In 1985, Odo and immigration researcher, Kazuko Sinoto, co-authored and published A Pictorial History of the Japanese in Hawai‘i 1885-1924, which opens with the experiences of the first Japanese immigrants to Hawai'i and ends with the 1924 exclusionary laws that effectively denied further Japanese entry into the United States.

In 2003, Odo authored No Sword to Bury: Japanese Americans in Hawai’i During World War II, which explores the experiences of a shrinking group of Japanese American men who survived World War II as part of the Varsity Victory Volunteers (VVV).

He is also the editor of the Columbia Documentary History of the Asian American Experience (2003), the first book that brought together the canon of various documents pertinent to Asian Pacific American history.

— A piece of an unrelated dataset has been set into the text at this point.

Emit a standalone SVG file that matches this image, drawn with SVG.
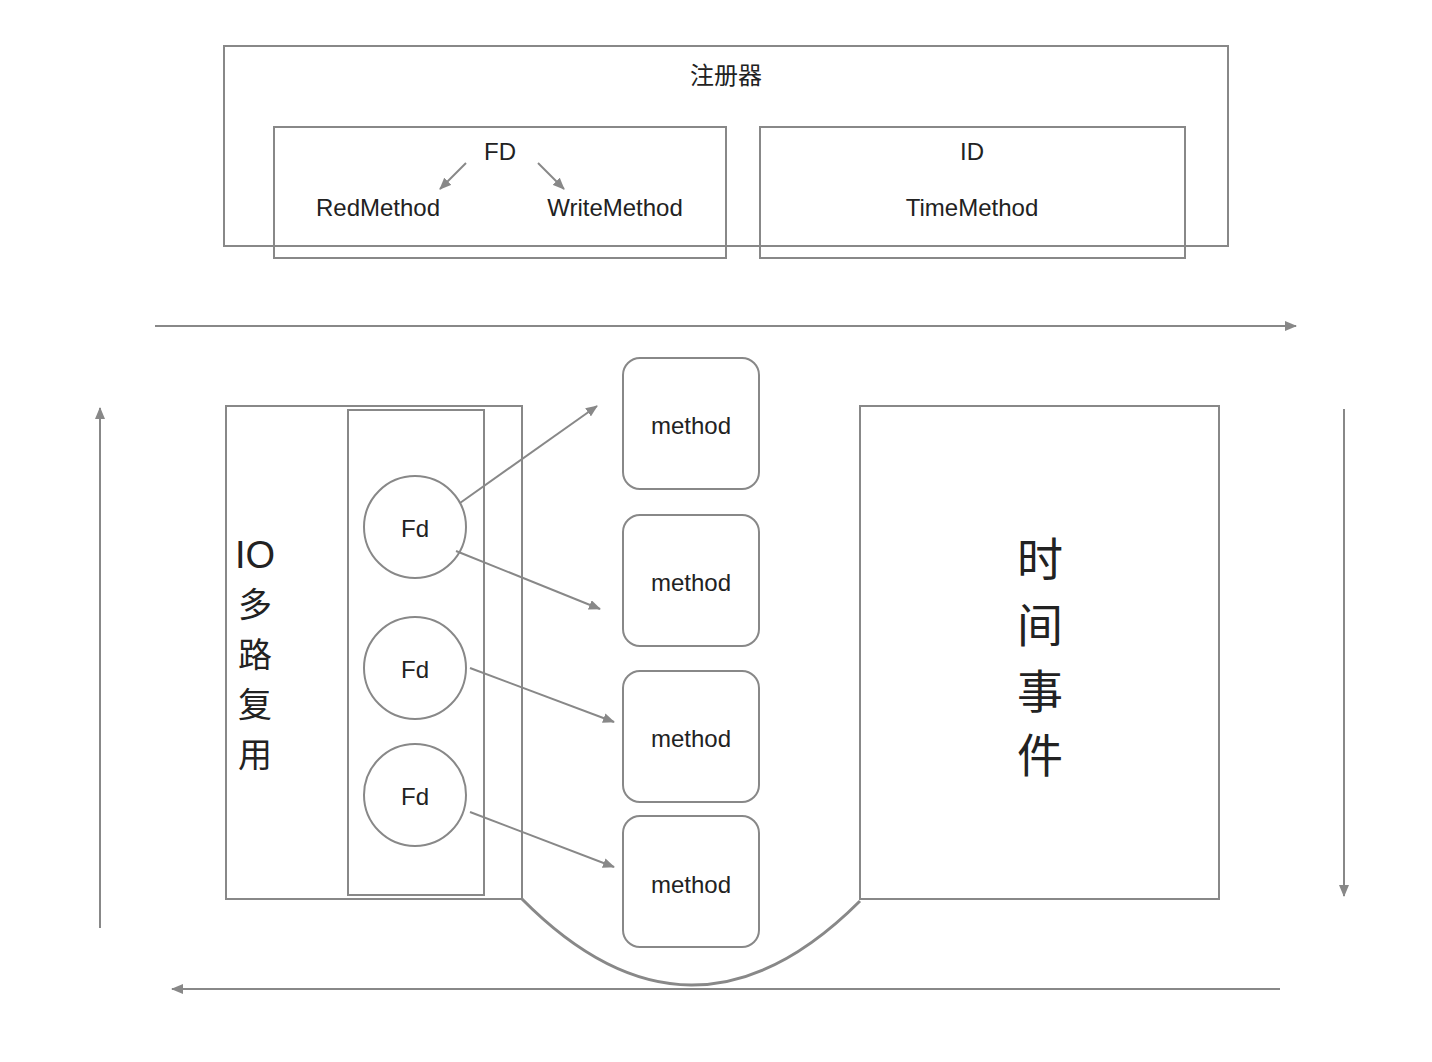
<svg xmlns="http://www.w3.org/2000/svg" width="1432" height="1062" viewBox="0 0 1432 1062">
<defs>
<style>
.box{fill:none;stroke:#888;stroke-width:2}
.ln{fill:none;stroke:#888;stroke-width:2}
.t{font-family:"Liberation Sans","Noto Sans CJK SC",sans-serif;fill:#222;text-anchor:middle;dominant-baseline:central}
.c{font-family:"Noto Sans CJK SC",sans-serif;fill:#222;text-anchor:middle;dominant-baseline:central}
</style>
<marker id="ah" viewBox="0 0 12 10" refX="11" refY="5" markerWidth="12" markerHeight="10" markerUnits="userSpaceOnUse" orient="auto">
<path d="M0,0 L12,5 L0,10 Z" fill="#888"/>
</marker>
</defs>
<rect width="1432" height="1062" fill="#fff"/>
<g id="registry">
<rect class="box" x="224" y="46" width="1004" height="200"/>
<text class="c" x="726" y="73" font-size="24">注册器</text>
</g>
<g id="fd">
<rect class="box" x="274" y="127" width="452" height="131"/>
<text class="t" x="500" y="151" font-size="24">FD</text>
<text class="t" x="378" y="207" font-size="24">RedMethod</text>
<text class="t" x="615" y="207" font-size="24">WriteMethod</text>
</g>
<g id="id">
<rect class="box" x="760" y="127" width="425" height="131"/>
<text class="t" x="972" y="151" font-size="24">ID</text>
<text class="t" x="972" y="207" font-size="24">TimeMethod</text>
</g>
<g id="io">
<rect class="box" x="226" y="406" width="296" height="493"/>
<text class="t" x="255" y="555" font-size="38">IO</text>
<text class="c" x="255" y="602" font-size="34">多</text>
<text class="c" x="255" y="652" font-size="34">路</text>
<text class="c" x="255" y="702" font-size="34">复</text>
<text class="c" x="255" y="752" font-size="34">用</text>
</g>
<g id="fdlist">
<rect class="box" x="348" y="410" width="136" height="485"/>
</g>
<g id="fd1"><circle class="box" cx="415" cy="527" r="51"/><text class="t" x="415" y="528" font-size="24">Fd</text></g>
<g id="fd2"><circle class="box" cx="415" cy="668" r="51"/><text class="t" x="415" y="669" font-size="24">Fd</text></g>
<g id="fd3"><circle class="box" cx="415" cy="795" r="51"/><text class="t" x="415" y="796" font-size="24">Fd</text></g>
<g id="m1"><rect class="box" x="623" y="358" width="136" height="131" rx="17"/><text class="t" x="691" y="425" font-size="24">method</text></g>
<g id="m2"><rect class="box" x="623" y="515" width="136" height="131" rx="17"/><text class="t" x="691" y="582" font-size="24">method</text></g>
<g id="m3"><rect class="box" x="623" y="671" width="136" height="131" rx="17"/><text class="t" x="691" y="738" font-size="24">method</text></g>
<g id="m4"><rect class="box" x="623" y="816" width="136" height="131" rx="17"/><text class="t" x="691" y="884" font-size="24">method</text></g>
<g id="time">
<rect class="box" x="860" y="406" width="359" height="493"/>
<text class="c" x="1040" y="556" font-size="46">时</text>
<text class="c" x="1040" y="622" font-size="46">间</text>
<text class="c" x="1040" y="688" font-size="46">事</text>
<text class="c" x="1040" y="752" font-size="46">件</text>
</g>
<g id="connectors">
<line class="ln" x1="466" y1="163" x2="440" y2="189" marker-end="url(#ah)"/>
<line class="ln" x1="538" y1="163" x2="564" y2="189" marker-end="url(#ah)"/>
<line class="ln" x1="155" y1="326" x2="1296" y2="326" marker-end="url(#ah)"/>
<line class="ln" x1="100" y1="928" x2="100" y2="408" marker-end="url(#ah)"/>
<line class="ln" x1="1344" y1="409" x2="1344" y2="896" marker-end="url(#ah)"/>
<line class="ln" x1="1280" y1="989" x2="172" y2="989" marker-end="url(#ah)"/>
<line class="ln" x1="460" y1="503" x2="597" y2="406" marker-end="url(#ah)"/>
<line class="ln" x1="456" y1="551" x2="600" y2="609" marker-end="url(#ah)"/>
<line class="ln" x1="470" y1="668" x2="614" y2="722" marker-end="url(#ah)"/>
<line class="ln" x1="470" y1="812" x2="614" y2="867" marker-end="url(#ah)"/>
<path d="M522,899 Q691,1070 860,901" fill="none" stroke="#888" stroke-width="3"/>
</g>
</svg>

Odo wrote Voices from the Canefields: folksongs from Japanese immigrant workers in Hawaii, which is about the Holehole bushi, a kind of folk song sung by Japanese plantation workers. He used Harry Urata's collection of Holehole bushi recordings to write the book.

==Awards==
Odo was awarded the President's Award by the Japanese American Citizens League in July 2008, an award from the Organization of Chinese Americans in August 2008, and the Association for Asian American Studies Lifetime Achievement Award on April 14, 2012.